1957 Topps: 5.4% (22/407)

1966 Topps: 16.6% (99/598)
(This set included many team and league rookie cards. In those instances, I counted each individual player, not card.)

1978 Topps: 20% (145/726)

1983 Fleer: 3.5% (23/660)

1991 Donruss: 11.8% (91/770)
(Coincidentally, this set and others in the early 1990s got screwed out of having more true rookie cards because of earlier player appearances in other sets. In this set, the most notable instance is Tino Martinez, whose only 'true' rookie is his Team USA card in 1988 Topps Traded.)

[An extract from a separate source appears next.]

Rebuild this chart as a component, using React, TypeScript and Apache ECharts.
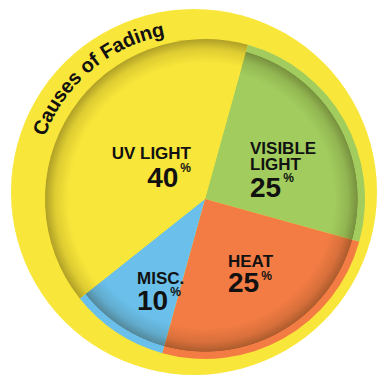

1994 Bowman: 26% (177/682)

1998 Upper Deck: 3.1% (23/750)

2005 Topps: I can't find a single rookie in this set


It's surprising that the second highest concentration of rookies in this list of random sets is in 1978 Topps. I would've guessed that the later sets had more. But what's even more surprising, if we follow our earlier assumptions, is that there were a handful of players pictured in the monster 1909-1911 T206 White Border set that were only in a league for one or two seasons, guys like Harry Gaspar and Lucky Wright (this smacks of the modern-day Bowman plan of giving everybody a card). Their inclusion may not seem important to the makeup of the set, but by including cards of Gaspar and Wright, American Tobacco left others (perhaps more deserving) out of the set, most notably Harry Hooper.

Another interesting idea is raised, this one for modern sets. When a player is included in a set many years before his actual major league debut, can those cards issued directly preceding or after his major league debut be considered rookie cards? Let's go back to the example of Tino Martinez. He made his cardboard debut in 1988 Topps Traded, as a member of Team USA that participated in the 1988 Summer Olympics in Seoul, South Korea. His next cards came three years later in 1991, as a member of the Seattle Mariners. None of his cards from 1991 are considered his rookie card, but is this fair?

Maybe. Maybe not. Whatever your opinion, this issue is an important one that still affects the hobby (thus the need for and adoption of an official 'rookie card' notation in recent years).


(The card shown, 1989 Topps Gregg Jefferies, is not his rookie card.)